Daily Meditations

The Ninth Day of Christmas: A Time of Wonder

Sermon preached by Fr. Antony Hughes on Sunday, December 23, 2018 at St. Mary Orthodox Church in Cambridge, MA. 

As the Lord Jesus, the Incarnate Christ, opened his heart to us, let us also open our hearts and in the same way love without limits or boundaries. For there are no walls that we do not ourselves create, no closed doors or windows that we do not ourselves fabricate.

St. Paul writes in Ephesians that on the Cross Jesus broke down the “middle wall of hostility” that separated Jews from Gentiles. He actually was busy breaking down walls from the very beginning of his life. We are not only saved by the Cross we are saved by his birth and by his entire life. This salvation is accomplished first of all by the deification of human nature in the Incarnation and is therefore so much more than just the forgiveness of sins. It is primarily Communion with Him in Him and accomplished by Him.

Speaking again of “walls,” I think it is even more true to say that Jesus revealed that there are no real walls at all, only phantom walls we create in our minds. “Breaking down the middle wall of hostility” means that all the ideas that cause us to judge, to condemn, to hate, and to fear about our neighbors, those things that keep us apart, are truly just fabrications of our minds. There is a better way and that way is love.

Nothing has proven this to me more than my immersion in ministry with prisoners and ex-offenders. All of a sudden I began to realize that the little part of me that kept me and these men at arms-length has transformed into unconditional positive regard and radical acceptance. I am not sure when this happened, but it has. Fear has dissolved.

As one of the desert fathers remarked, “I have struggled all my life to see the human race as one.” It is a struggle because letting go of what we falsely believe separates us means letting go of our egos, the very thing that creates and feeds on division.

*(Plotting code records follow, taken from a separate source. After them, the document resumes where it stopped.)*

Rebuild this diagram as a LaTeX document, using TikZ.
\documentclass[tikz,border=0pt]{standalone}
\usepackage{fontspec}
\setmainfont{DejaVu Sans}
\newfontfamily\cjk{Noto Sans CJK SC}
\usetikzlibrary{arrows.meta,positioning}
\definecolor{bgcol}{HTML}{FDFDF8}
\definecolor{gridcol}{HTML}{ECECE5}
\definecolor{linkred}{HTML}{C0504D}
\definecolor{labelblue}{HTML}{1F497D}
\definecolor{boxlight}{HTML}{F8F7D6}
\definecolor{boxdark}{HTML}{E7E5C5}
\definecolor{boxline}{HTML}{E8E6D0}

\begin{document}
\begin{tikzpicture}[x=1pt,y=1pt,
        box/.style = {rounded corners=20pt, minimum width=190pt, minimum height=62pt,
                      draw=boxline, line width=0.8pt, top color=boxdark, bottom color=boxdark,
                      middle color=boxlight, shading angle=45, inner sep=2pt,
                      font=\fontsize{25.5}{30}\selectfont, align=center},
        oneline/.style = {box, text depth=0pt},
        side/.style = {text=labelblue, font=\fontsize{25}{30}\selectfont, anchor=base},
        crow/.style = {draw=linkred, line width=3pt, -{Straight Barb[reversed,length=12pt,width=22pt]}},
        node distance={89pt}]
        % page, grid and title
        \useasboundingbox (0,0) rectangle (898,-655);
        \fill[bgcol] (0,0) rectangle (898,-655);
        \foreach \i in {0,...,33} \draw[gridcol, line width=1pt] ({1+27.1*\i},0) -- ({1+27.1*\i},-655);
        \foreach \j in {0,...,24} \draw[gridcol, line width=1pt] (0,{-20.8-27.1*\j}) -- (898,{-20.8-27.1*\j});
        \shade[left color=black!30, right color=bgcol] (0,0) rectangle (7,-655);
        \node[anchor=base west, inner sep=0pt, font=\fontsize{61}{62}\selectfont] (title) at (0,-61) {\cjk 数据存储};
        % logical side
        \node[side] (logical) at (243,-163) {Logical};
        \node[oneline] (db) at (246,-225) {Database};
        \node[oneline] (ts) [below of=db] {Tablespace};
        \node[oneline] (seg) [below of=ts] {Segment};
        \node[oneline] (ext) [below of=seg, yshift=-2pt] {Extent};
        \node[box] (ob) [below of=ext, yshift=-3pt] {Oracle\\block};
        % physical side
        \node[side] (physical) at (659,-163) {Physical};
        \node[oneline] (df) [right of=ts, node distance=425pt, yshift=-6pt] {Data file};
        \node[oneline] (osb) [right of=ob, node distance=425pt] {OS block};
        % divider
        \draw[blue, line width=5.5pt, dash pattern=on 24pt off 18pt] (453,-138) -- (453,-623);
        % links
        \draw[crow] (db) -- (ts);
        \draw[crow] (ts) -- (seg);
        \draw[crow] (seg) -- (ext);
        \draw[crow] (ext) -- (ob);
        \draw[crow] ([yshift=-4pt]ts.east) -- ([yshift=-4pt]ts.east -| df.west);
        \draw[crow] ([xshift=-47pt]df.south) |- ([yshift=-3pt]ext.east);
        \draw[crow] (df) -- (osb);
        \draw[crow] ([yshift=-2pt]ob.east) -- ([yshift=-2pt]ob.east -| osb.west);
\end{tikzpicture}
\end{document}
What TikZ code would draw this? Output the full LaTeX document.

Last week we read the parable of the banquet. When the invited guests refuse to come the host sends his servant out into the highways and byways to invite the poor, the crippled, the blind, and the lame, those, in fact, who could never reciprocate the invitation. When there was still room the host sends him out again to compel still more to come so that the house would be filled. Some commentators believe that the host represents God and the servant represents the Son of God. I think they are right and the Genealogy confirms it.

In the gospel of the Genealogy we see the ancestry of the Jesus Christ. It is comprised of Jew and Gentile, male and female, saint and sinner, good and bad, young and old. It is as if God gathered together all the disparate parts of humanity in order to unite them all in himself. It is our belief that in Christ all are made one for he unites in his Person all of human nature, all that we as human share in common. It reminds me of that touching moment when Jesus looked out over the city of Jerusalem lamenting that he would love to gather the whole of the people together as a hen gathers her chicks under her wings, but they would not. This is precisely what the Son of God does in his Incarnation.

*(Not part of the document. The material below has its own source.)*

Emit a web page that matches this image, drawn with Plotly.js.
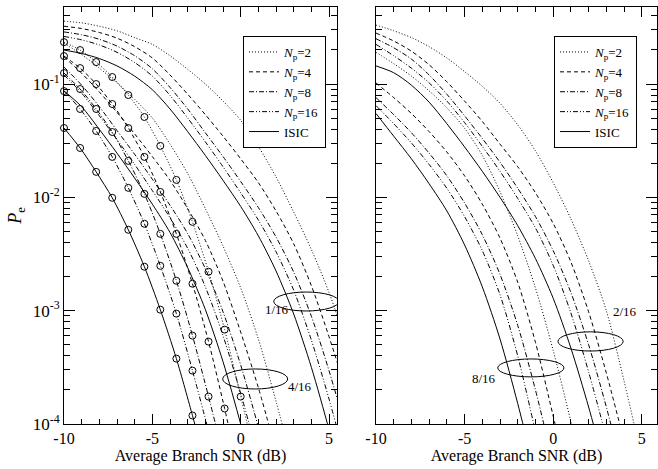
<!DOCTYPE html>
<html><head><meta charset="utf-8">
<script src="https://cdn.plot.ly/plotly-3.0.1.min.js"></script>
<style>html,body{margin:0;padding:0;background:#fff}</style>
</head><body><div id="chart" style="width:658px;height:469px"></div>
<script>
// ---- data (log10 of Pe) ----
const snrGrid = [-10,-9,-8,-7,-6,-5,-4,-3,-2,-1,0,1,2,3,4,5,6,7];
const seriesLabels = ['<i>N</i><sub>p</sub>=2','<i>N</i><sub>p</sub>=4','<i>N</i><sub>p</sub>=8','<i>N</i><sub>p</sub>=16','ISIC'];
const xTickVals = [-10,-5,0,5];
const xTickText = ['-10','-5','0','5'];
const yTickVals = [1e-4,1e-3,1e-2,1e-1];
const yTickText = ['10<sup>-4</sup>','10<sup>-3</sup>','10<sup>-2</sup>','10<sup>-1</sup>'];

// left panel, group "1/16"
const g1_np2  = [-0.445,-0.46,-0.49,-0.53,-0.59,-0.65,-0.75,-0.87,-1.00,-1.15,-1.32,-1.55,-1.82,-2.13,-2.46,-2.84,-3.30,-3.85];
const g1_np4  = [-0.49,-0.51,-0.545,-0.595,-0.67,-0.77,-0.92,-1.09,-1.27,-1.46,-1.66,-1.87,-2.12,-2.41,-2.78,-3.23,-3.73,-4.30];
const g1_np8  = [-0.54,-0.565,-0.605,-0.665,-0.75,-0.865,-1.03,-1.22,-1.43,-1.64,-1.86,-2.09,-2.35,-2.66,-3.05,-3.53,-4.08,-4.70];
const g1_np16 = [-0.58,-0.61,-0.655,-0.72,-0.81,-0.93,-1.10,-1.30,-1.51,-1.73,-1.96,-2.20,-2.48,-2.82,-3.26,-3.78,-4.36];
const g1_isic = [-0.70,-0.73,-0.775,-0.84,-0.93,-1.05,-1.22,-1.42,-1.63,-1.85,-2.08,-2.34,-2.65,-3.03,-3.50,-4.05,-4.65];

// left panel, group "4/16"
const g4_np2  = [-0.64,-0.74,-0.86,-0.99,-1.135,-1.30,-1.53,-1.79,-2.10,-2.43,-2.80,-3.25,-3.80,-4.39];
const g4_np4  = [-0.76,-0.905,-1.07,-1.25,-1.44,-1.64,-1.85,-2.10,-2.38,-2.74,-3.19,-3.68,-4.24];
const g4_np8  = [-0.85,-1.01,-1.20,-1.41,-1.62,-1.84,-2.07,-2.32,-2.63,-3.01,-3.48,-4.03,-4.64];
const g4_np16 = [-0.92,-1.08,-1.28,-1.49,-1.71,-1.94,-2.18,-2.45,-2.79,-3.22,-3.73,-4.30];
const g4_isic = [-1.06,-1.20,-1.40,-1.61,-1.83,-2.06,-2.31,-2.62,-2.99,-3.45,-4.00,-4.59];

// right panel, group "2/16"
const g2_np2  = [-0.48,-0.53,-0.59,-0.67,-0.77,-0.89,-1.02,-1.17,-1.36,-1.59,-1.87,-2.19,-2.56,-3.00,-3.62,-4.30];
const g2_np4  = [-0.55,-0.62,-0.71,-0.83,-0.98,-1.15,-1.33,-1.53,-1.73,-1.96,-2.23,-2.57,-3.01,-3.55,-4.15];
const g2_np8  = [-0.60,-0.68,-0.78,-0.92,-1.09,-1.28,-1.48,-1.69,-1.92,-2.17,-2.47,-2.84,-3.30,-3.85,-4.46];
const g2_np16 = [-0.65,-0.75,-0.86,-0.99,-1.15,-1.34,-1.55,-1.77,-2.01,-2.27,-2.60,-3.02,-3.54,-4.12];
const g2_isic = [-0.84,-0.90,-1.01,-1.16,-1.35,-1.555,-1.77,-2.00,-2.25,-2.54,-2.89,-3.33,-3.85,-4.43];

// right panel, group "8/16"
const g8_np2  = [-0.72,-0.82,-0.93,-1.06,-1.21,-1.39,-1.63,-1.95,-2.34,-2.80,-3.35,-3.98,-4.65];
const g8_np4  = [-0.99,-1.12,-1.26,-1.42,-1.60,-1.81,-2.06,-2.36,-2.75,-3.28,-3.93,-4.60];
const g8_np8  = [-1.12,-1.27,-1.43,-1.61,-1.81,-2.05,-2.33,-2.68,-3.13,-3.70,-4.35];
const g8_np16 = [-1.19,-1.35,-1.52,-1.71,-1.92,-2.17,-2.47,-2.86,-3.40,-4.07];
const g8_isic = [-1.26,-1.46,-1.66,-1.88,-2.12,-2.42,-2.79,-3.25,-3.82,-4.45];

// left panel, simulated points (circles)
const simSNR = [-10,-9.09,-8.18,-7.27,-6.36,-5.45,-4.55,-3.64,-2.73,-1.82,-0.91,0];
const sim_np2  = [-0.630,-0.700,-0.806,-0.938,-1.097,-1.291,-1.546,-1.846,-2.216,-2.656,-3.167,-3.758];
const sim_np4  = [-0.753,-0.859,-1.000,-1.176,-1.388,-1.643,-1.952,-2.322,-2.762,-3.273,-3.863];
const sim_np8  = [-0.903,-1.044,-1.220,-1.423,-1.678,-1.969,-2.322,-2.736,-3.220,-3.758];
const sim_np16 = [-1.062,-1.220,-1.414,-1.643,-1.916,-2.233,-2.604,-3.026,-3.529];
const sim_isic = [-1.388,-1.564,-1.775,-2.004,-2.286,-2.612,-2.991,-3.423,-3.925];
// where each simulated line leaves the plot at the bottom
const simTailSNR   = [0.45,-0.6,-1.3,-1.82,-2.5];
const simTailLogPe = [-4.05,-4.08,-4.08,-4.06,-4.06];

// ---- styles ----
const dashes = ['1px,2px','4px,3px','5px,2px,1px,2px','5px,2px,1px,2px,1px,2px','solid'];
const toPe = a => a.map(v => Math.pow(10, v));

const traces = [];
function addGroup(arrs, xa, ya, legendId, show) {
  arrs.forEach((a, i) => {
    traces.push({
      type:'scatter', mode:'lines', x: snrGrid.slice(0, a.length), y: toPe(a),
      xaxis: xa, yaxis: ya, name: seriesLabels[i], legend: legendId, showlegend: show,
      line:{color:'black', width:1, dash:dashes[i], shape:'spline', smoothing:0.8},
      hoverinfo:'skip'
    });
  });
}
addGroup([g1_np2,g1_np4,g1_np8,g1_np16,g1_isic], 'x', 'y', 'legend', true);
addGroup([g4_np2,g4_np4,g4_np8,g4_np16,g4_isic], 'x', 'y', 'legend', false);
addGroup([g2_np2,g2_np4,g2_np8,g2_np16,g2_isic], 'x2', 'y2', 'legend2', true);
addGroup([g8_np2,g8_np4,g8_np8,g8_np16,g8_isic], 'x2', 'y2', 'legend2', false);

[sim_np2, sim_np4, sim_np8, sim_np16, sim_isic].forEach((a, i) => {
  const xs = simSNR.slice(0, a.length);
  traces.push({
    type:'scatter', mode:'lines', x: xs.concat([simTailSNR[i]]), y: toPe(a.concat([simTailLogPe[i]])),
    xaxis:'x', yaxis:'y', showlegend:false, hoverinfo:'skip',
    line:{color:'black', width:1, dash:dashes[i], shape:'spline', smoothing:0.8}
  });
  traces.push({
    type:'scatter', mode:'markers', x: xs, y: toPe(a), xaxis:'x', yaxis:'y',
    showlegend:false, hoverinfo:'skip', cliponaxis:false,
    marker:{symbol:'circle-open', size:7, color:'black', line:{width:1, color:'black'}}
  });
});

const xAxisBase = {
  range:[-10, 5.45], tickmode:'array', tickvals:xTickVals, ticktext:xTickText,
  ticks:'inside', ticklen:10, tickwidth:1, tickcolor:'black',
  showline:true, linecolor:'black', linewidth:1, mirror:'ticks', showgrid:false, zeroline:false,
  minor:{tickmode:'linear', tick0:-10, dtick:1, ticks:'inside', ticklen:5, tickwidth:1, tickcolor:'black', showgrid:false},
  tickfont:{size:16}, title:{text:'Average Branch SNR (dB)', font:{size:16}, standoff:1}
};
const yAxisBase = {
  type:'log', range:[-4, -0.32], tickmode:'array', tickvals:yTickVals, ticktext:yTickText,
  ticks:'inside', ticklen:11, tickwidth:1, tickcolor:'black',
  showline:true, linecolor:'black', linewidth:1, mirror:'ticks', showgrid:false, zeroline:false,
  tickfont:{size:17},
  minor:{tickmode:'linear', dtick:'D1', ticks:'inside', ticklen:6, tickwidth:1, tickcolor:'black', showgrid:false}
};
const legendBase = {
  xanchor:'left', yanchor:'top', y:0.9305, bgcolor:'white', bordercolor:'black', borderwidth:1,
  font:{size:13}, itemwidth:30, tracegroupgap:0, entrywidth:48, entrywidthmode:'pixels'
};

const layout = {
  width:658, height:469, margin:{l:0, r:0, t:7, b:45},
  paper_bgcolor:'white', plot_bgcolor:'white',
  font:{family:'Liberation Serif, Times New Roman, serif', color:'black', size:16},
  xaxis: Object.assign({}, xAxisBase, {domain:[64/658, 337/658], anchor:'y'}),
  xaxis2: Object.assign({}, xAxisBase, {domain:[376/658, 657/658], anchor:'y2', range:[-10, 5.86]}),
  yaxis: Object.assign({}, yAxisBase, {anchor:'x', title:{text:'<i>P</i><sub>e</sub>', font:{size:18}, standoff:6}}),
  yaxis2: Object.assign({}, yAxisBase, {anchor:'x2', showticklabels:false}),
  legend: Object.assign({}, legendBase, {x:243/658}),
  legend2: Object.assign({}, legendBase, {x:554/658}),
  shapes: [
    {type:'circle', xref:'x', yref:'paper', x0:1.87, x1:5.55, y0:0.271, y1:0.3165, line:{color:'black', width:1}},
    {type:'circle', xref:'x', yref:'paper', x0:-1.02, x1:2.66, y0:0.084, y1:0.132, line:{color:'black', width:1}},
    {type:'circle', xref:'x2', yref:'paper', x0:0.27, x1:3.95, y0:0.175, y1:0.221, line:{color:'black', width:1}},
    {type:'circle', xref:'x2', yref:'paper', x0:-3.13, x1:0.61, y0:0.113, y1:0.156, line:{color:'black', width:1}}
  ],
  annotations: [
    {xref:'x', yref:'paper', x:2.04, y:0.252, text:'1/16', showarrow:false, font:{size:13}},
    {xref:'x', yref:'paper', x:3.34, y:0.067, text:'4/16', showarrow:false, font:{size:13}},
    {xref:'x2', yref:'paper', x:4.06, y:0.247, text:'2/16', showarrow:false, font:{size:13}},
    {xref:'x2', yref:'paper', x:-3.92, y:0.086, text:'8/16', showarrow:false, font:{size:13}}
  ]
};

Plotly.newPlot('chart', traces, layout, {staticPlot:true, displayModeBar:false});
</script>
</body></html>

The Lord took upon himself all that we share in common, our nature, our brokenness, our hopes, our dreams, our despair, and even our sins in order to unite us to God and to one another in his Body. “What,” Paul writes, “can separate us from the love of Christ?” And then he offers a list that is meant as a resounding reply that nothing can! The sins and failings of the members of the Lord’s genealogy did not, could not stain his divine humanity just as ours’ cannot corrupt the image of God that defines our humanity. He assumes it all and therefore heals it all.

St. Paul celebrates the great inclusiveness of the Incarnation, writing that “because of his great love for us, God, who is rich in mercy, made us alive with Christ even when we were dead in transgressions – it is by grace you have been saved. And God raised us up with Christ and seated us with him in the heavenly realms in Christ Jesus.” (Ephesians 2:4-6) He raised us up in Christ into the heavenly places, already, now, all of us, in himself. There is a Man sitting on the throne of heaven and we are sitting with him in him. What an amazing Gospel this is! “To be spiritual,” write Rabbi Heschel, “is to be amazed.”

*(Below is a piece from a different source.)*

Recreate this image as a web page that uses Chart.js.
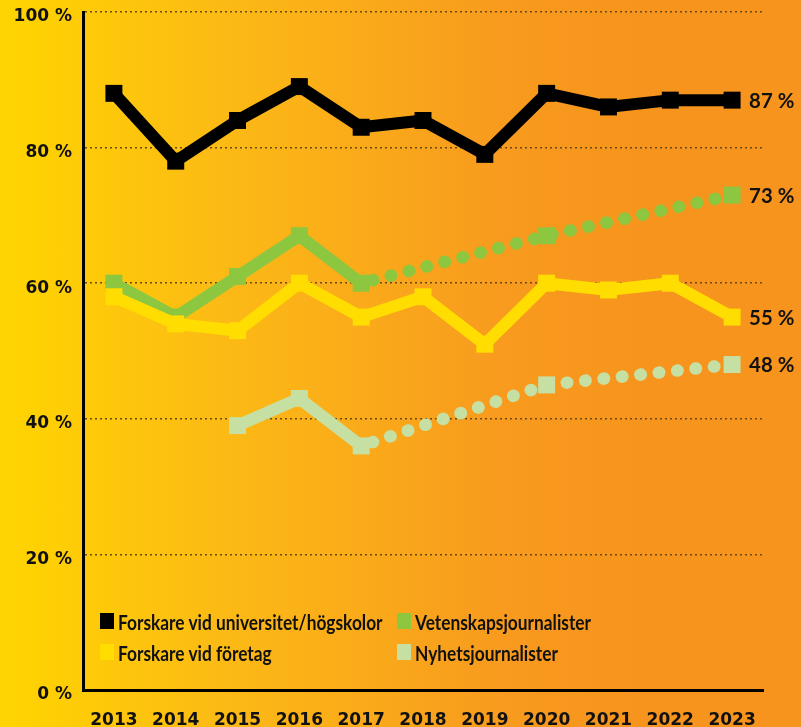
<!DOCTYPE html>
<html>
<head>
<meta charset="utf-8">
<script src="https://cdn.jsdelivr.net/npm/chart.js@4.4.1/dist/chart.umd.min.js"></script>
<style>
  html, body { margin: 0; padding: 0; }
  #wrap {
    position: relative; width: 801px; height: 727px; overflow: hidden;
    background: linear-gradient(to right, #FFD500 0%, #FCBA15 28%, #F89B1E 62%, #F7941D 80%, #F7941D 100%);
  }
  #legend { position: absolute; left: 100px; top: 606px; color: #111; }
  .item { position: absolute; white-space: nowrap; display: flex; align-items: center; height: 30px; }
  .box { width: 14px; height: 16px; margin-right: 4px; flex: none; }
  .txt { display: inline-block; transform-origin: left center; font: bold 21px Lato, sans-serif; }
</style>
</head>
<body>
<div id="wrap">
  <canvas id="chart" width="801" height="727"></canvas>
  <div id="legend"></div>
</div>
<script>
// data
const years = ['2013', '2014', '2015', '2016', '2017', '2018', '2019', '2020', '2021', '2022', '2023'];
const universitet = [88, 78, 84, 89, 83, 84, 79, 88, 86, 87, 87];
const foretag = [58, 54, 53, 60, 55, 58, 51, 60, 59, 60, 55];
const vetenskap = [60, 55, 61, 67, 60, null, null, 67, null, null, 73];
const nyhets = [null, null, 39, 43, 36, null, null, 45, null, null, 48];
const yTicks = [0, 20, 40, 60, 80, 100];

const seriesNames = ['Forskare vid universitet/högskolor', 'Forskare vid företag', 'Vetenskapsjournalister', 'Nyhetsjournalister'];
const seriesColors = ['#000000', '#FFDD00', '#8DC63F', '#C6E0A4'];
const seriesData = [universitet, foretag, vetenskap, nyhets];

// the original uses a condensed face, so squeeze Lato to the same width
const labelFont = 'bold 21px Lato, sans-serif';
const m = document.createElement('canvas').getContext('2d');
m.font = labelFont;
const squeeze = 265 / m.measureText(seriesNames[0]).width;

// after 2017 the journalist lines turn dotted
function makeDataset(i) {
  const dotted = ctx => i >= 2 && ctx.p0DataIndex >= 4;
  return {
    label: seriesNames[i],
    data: seriesData[i],
    borderColor: seriesColors[i],
    backgroundColor: seriesColors[i],
    borderWidth: 12,
    tension: 0,
    spanGaps: true,
    pointStyle: 'rect',
    pointRadius: 12,
    pointBorderWidth: 0,
    segment: {
      borderDash: ctx => dotted(ctx) ? [0.5, 18] : undefined,
      borderDashOffset: ctx => dotted(ctx) ? -12 : 0,
      borderCapStyle: ctx => dotted(ctx) ? 'round' : 'butt',
      borderWidth: ctx => dotted(ctx) ? 12.5 : 12
    }
  };
}

const endLabels = {
  id: 'endLabels',
  afterDatasetsDraw(chart) {
    const c = chart.ctx;
    chart.data.datasets.forEach((ds, i) => {
      const meta = chart.getDatasetMeta(i);
      const last = meta.data[meta.data.length - 1];
      c.save();
      c.font = labelFont;
      c.fillStyle = '#111';
      c.textBaseline = 'middle';
      c.translate(last.x + 17, last.y + 1);
      c.scale(0.97, 1);
      c.fillText(ds.data[ds.data.length - 1] + ' %', 0, 0);
      c.restore();
    });
  }
};

// legend in two columns inside the plot
const legendPos = [[0, 0], [0, 31], [297, 0], [297, 31]];
const legend = document.getElementById('legend');
seriesNames.forEach((name, i) => {
  const el = document.createElement('div');
  el.className = 'item';
  el.style.left = legendPos[i][0] + 'px';
  el.style.top = legendPos[i][1] + 'px';
  el.innerHTML = '<span class="box" style="background:' + seriesColors[i] + '"></span>' +
    '<span class="txt" style="transform:scaleX(' + squeeze + ')">' + name + '</span>';
  legend.appendChild(el);
});

const tickFont = { family: '"DejaVu Sans"', weight: 'bold', size: 17 };

new Chart(document.getElementById('chart'), {
  type: 'line',
  data: {
    labels: years,
    datasets: [0, 1, 2, 3].map(makeDataset)
  },
  options: {
    responsive: false,
    animation: false,
    layout: { padding: { top: 11, right: 38, left: 0, bottom: 0 } },
    plugins: { legend: { display: false }, tooltip: { enabled: false } },
    scales: {
      x: {
        offset: true,
        grid: { display: false, drawTicks: false },
        border: { display: true, color: '#000', width: 3 },
        ticks: { color: '#111', font: tickFont, padding: 20, maxRotation: 0 },
        afterFit: s => { s.height = 37; s.paddingLeft = 0; s.paddingRight = 0; }
      },
      y: {
        min: 0, max: 100,
        z: 1,
        afterBuildTicks: s => { s.ticks = yTicks.map(v => ({ value: v })); },
        grid: {
          drawTicks: false,
          color: ctx => ctx.tick && ctx.tick.value === 0 ? 'rgba(0,0,0,0)' : '#6b4a14',
          lineWidth: 1.5
        },
        border: { display: true, color: '#000', width: 3, dash: [2, 3] },
        ticks: {
          color: '#111', font: tickFont, padding: 11, labelOffset: 5,
          callback: v => v + ' %'
        },
        afterFit: s => { s.width = 83; s.paddingTop = 0; s.paddingBottom = 0; }
      }
    }
  },
  plugins: [endLabels]
});
</script>
</body>
</html>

Paul’s vision is so much broader than that of most Christians. His is a cosmic vision. He tells us that Christ did everything in order to “fill all things with himself.” This Jesus Christ is not only the God-Man who saved us, he is at the same time the Alpha and the Omega, the Eternal Word of the Father, by whom, for whom, and in whom all things were created in heaven and in earth. The fact is that the truth of Who He is so unspeakably glorious that our imagination, our feelings, our theologies, our religions are incapable of forming even an approximate conception of him. So our minds must give way to wonder.

Carl Jung wrote, “If our religion is based on salvation, our chief emotion will be fear and trembling. If our religion is based on wonder, our chief emotion will be gratitude.” Christmas for me is the beginning of wonder.